As mentioned above, tolerance to normal structures is maintained by central eradication of “forbidden clones” and various mechanisms are active in maintaining peripheral tolerance, for example signalling via CTLA4 and regulatory CD4+CD25+ lymphocytes. Therapeutic strategies interfering with these mechanisms might result in some enhancement of anti-tumour reactivity but at the cost of an increased autoimmune reactivity.
Chronic inflammatory reactions in cancer patients often result in a poor response to the immunotherapy. There are some animal and human reports on the importance of the immune status of tumour bearers for response also to chemotherapy or radiotherapy. Immunostimulatory treatment of the dysregulated immune system of cancer patients might be counter-productive. If the immune system in cancer is directed to downregulation of the chronic inflammatory reaction there is a risk that further therapeutic immunostimulation will enhance the immunosuppression and thereby further downregulate the immune reactivity against the tumour cells. The strategy should therefore be to eliminate mediators of immunosuppression before the immune system is stimulated. In the present invention, such immunoregulatory factors are described. Strategies to minimise the pathological production or biological activity of such immunoregulatory factors being immunosuppressive in cancer patients include treatment with enzyme inhibitors, monoclonal antibodies or fragments thereof, synthetic constructs or signal transduction inhibitors.

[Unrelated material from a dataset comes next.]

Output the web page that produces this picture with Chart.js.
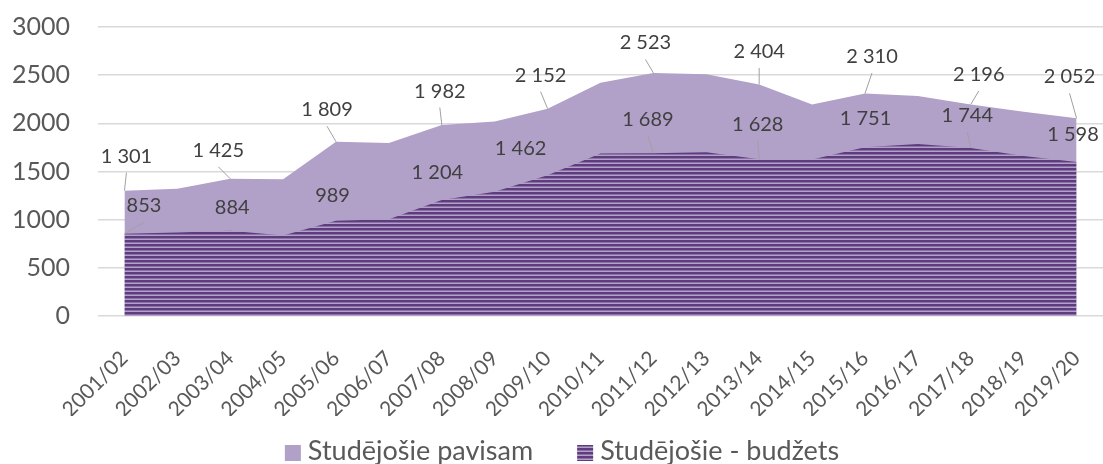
<!DOCTYPE html>
<html lang="lv">
<head>
<meta charset="utf-8">
<title>Studējošie</title>
<script src="https://cdn.jsdelivr.net/npm/chart.js@4/dist/chart.umd.min.js"></script>
<style>
  html, body { margin: 0; padding: 0; background: #ffffff; overflow: hidden; }
  #wrap { position: relative; width: 1103px; height: 464px; }
</style>
</head>
<body>
<div id="wrap"><canvas id="chart"></canvas></div>
<script>
// Studējošo skaits: kopā un budžeta vietās, 2001/02 - 2019/20.

const years = [
  "2001/02", "2002/03", "2003/04", "2004/05", "2005/06", "2006/07", "2007/08",
  "2008/09", "2009/10", "2010/11", "2011/12", "2012/13", "2013/14", "2014/15",
  "2015/16", "2016/17", "2017/18", "2018/19", "2019/20",
];
const totalStudents = [
  1301, 1320, 1425, 1420, 1809, 1795, 1982, 2020, 2152, 2420,
  2523, 2510, 2404, 2195, 2310, 2285, 2196, 2120, 2052,
];
const budgetStudents = [
  853, 868, 884, 835, 989, 1005, 1204, 1290, 1462, 1687,
  1689, 1700, 1628, 1625, 1751, 1785, 1744, 1660, 1598,
];
const yTicks = [0, 500, 1000, 1500, 2000, 2500, 3000];

// vērtību uzrakstu novietojums (px no punkta) un vai vilkt līniju uz punktu
const totalLabelPos = {
  0: [2, -34.5, true], 2: [-12, -28.5, true], 4: [-9, -32, true], 6: [-2, -34, true],
  8: [-7, -33.5, true], 10: [-8, -30, true], 12: [0, -33, true], 14: [7, -37, true],
  16: [8, -30, true], 18: [-7, -41.5, true],
};
const budgetLabelPos = {
  0: [19.5, -28, true], 2: [2, -23, false], 4: [-3.5, -25.5, false], 6: [-4.5, -27, false],
  8: [-27, -26.5, false], 10: [-5.5, -34, true], 12: [-1.5, -35, true], 14: [0.5, -28.5, false],
  16: [-3.5, -32.5, true], 18: [-3.5, -27.5, false],
};

const FONT = "Lato, 'Open Sans', sans-serif";
const TOTAL_COLOR = "#b1a0c8";

// horizontālās svītras budžeta laukumam
function stripePattern() {
  const c = document.createElement("canvas");
  c.width = 4; c.height = 4;
  const g = c.getContext("2d");
  g.fillStyle = "#b2a1c9"; g.fillRect(0, 0, 4, 4);
  g.fillStyle = "#5e3c7e"; g.fillRect(0, 0, 4, 2);
  g.fillStyle = "#8a70a7"; g.fillRect(0, 2, 4, 1);
  return g.createPattern(c, "repeat");
}
const STRIPES = stripePattern();

function fmt(v) {
  return String(v).replace(/\B(?=(\d{3})+(?!\d))/g, " ");
}

// vērtību uzraksti ar norādes līnijām
const valueLabels = {
  id: "valueLabels",
  afterDatasetsDraw(chart) {
    const ctx = chart.ctx;
    ctx.save();
    ctx.font = "20px " + FONT;
    ctx.textAlign = "center";
    ctx.textBaseline = "middle";
    chart.data.datasets.forEach((ds, di) => {
      const meta = chart.getDatasetMeta(di);
      const pos = ds.labelPos;
      Object.keys(pos).forEach(k => {
        const i = +k;
        const pt = meta.data[i];
        const [dx, dy, leader] = pos[k];
        const lx = pt.x + dx, ly = pt.y + dy;
        if (leader) {
          ctx.strokeStyle = "#a0a0a0";
          ctx.lineWidth = 1;
          ctx.beginPath();
          ctx.moveTo(lx, ly + 16.5);
          ctx.lineTo(pt.x, pt.y);
          ctx.stroke();
        }
        ctx.fillStyle = "#404040";
        ctx.fillText(fmt(ds.data[i]), lx, ly);
      });
    });
    ctx.restore();
  },
};

// leģenda zem ass
const bottomLegend = {
  id: "bottomLegend",
  afterDraw(chart) {
    const ctx = chart.ctx;
    const items = [
      { text: "Studējošie pavisam", fill: TOTAL_COLOR },
      { text: "Studējošie - budžets", fill: STRIPES },
    ];
    const box = 16, gap = 7, itemGap = 44;
    ctx.save();
    ctx.font = "27px " + FONT;
    const widths = items.map(it => ctx.measureText(it.text).width);
    const total = widths.reduce((s, w) => s + box + gap + w, 0) + itemGap * (items.length - 1);
    let x = 562 - total / 2;
    const base = 460;
    items.forEach((it, i) => {
      ctx.fillStyle = it.fill;
      ctx.fillRect(x, 445, box, box);
      x += box + gap;
      ctx.fillStyle = "#595959";
      ctx.textBaseline = "alphabetic";
      ctx.fillText(it.text, x, base);
      x += widths[i] + itemGap;
    });
    ctx.restore();
  },
};

new Chart(document.getElementById("chart"), {
  type: "line",
  data: {
    labels: years,
    datasets: [
      {
        label: "Studējošie - budžets",
        data: budgetStudents,
        backgroundColor: STRIPES,
        borderWidth: 0,
        pointRadius: 0,
        fill: "origin",
        tension: 0,
        labelPos: budgetLabelPos,
      },
      {
        label: "Studējošie pavisam",
        data: totalStudents,
        backgroundColor: TOTAL_COLOR,
        borderWidth: 0,
        pointRadius: 0,
        fill: "origin",
        tension: 0,
        labelPos: totalLabelPos,
      },
    ],
  },
  options: {
    responsive: true,
    maintainAspectRatio: false,
    animation: false,
    layout: { padding: { top: 27, right: 0, bottom: 48, left: 0 } },
    plugins: {
      legend: { display: false },
      tooltip: { enabled: false },
    },
    scales: {
      x: {
        offset: true,
        grid: { display: false },
        border: { display: false },
        ticks: {
          autoSkip: false,
          minRotation: 45,
          maxRotation: 45,
          padding: 22,
          color: "#595959",
          font: { family: FONT, size: 21 },
        },
        afterFit(scale) {
          scale.height = 100;
          scale.paddingLeft = 0;
          scale.paddingRight = 0;
        },
      },
      y: {
        min: 0,
        max: 3000,
        afterBuildTicks(scale) { scale.ticks = yTicks.map(v => ({ value: v })); },
        grid: { color: "#d9d9d9", lineWidth: 1.5, drawTicks: false },
        border: { display: false },
        ticks: {
          padding: 28,
          color: "#595959",
          font: { family: FONT, size: 25 },
          callback: v => String(v),
        },
        afterFit(scale) {
          scale.width = 98;
          scale.paddingTop = 0;
          scale.paddingBottom = 0;
        },
      },
    },
  },
  plugins: [valueLabels, bottomLegend],
});
</script>
</body>
</html>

Therapeutic Possibilities in Chronic Inflammatory or Autoimmune Disease
Therapy for autoimmune diseases consists mainly of anti-inflammatory drugs, particular corticosteroids and antibodies directed against inflammatory cytokines. In severe cases, immunosuppressive drugs, such as cyclosporin are used to block T cell activation. Plasmapheresis has also been used to reduce the levels of circulating antibodies or immune complexes. Thus, no therapy directed to the fundamental dysregulatory mechanism is available. The present invention describes factors, the lack of which will result in an uncontrolled activity of an inflammatory process. Administration of these factors to patients with chronic inflammatory or autoimmune disease will be of value to control the over-reactivity in these diseases.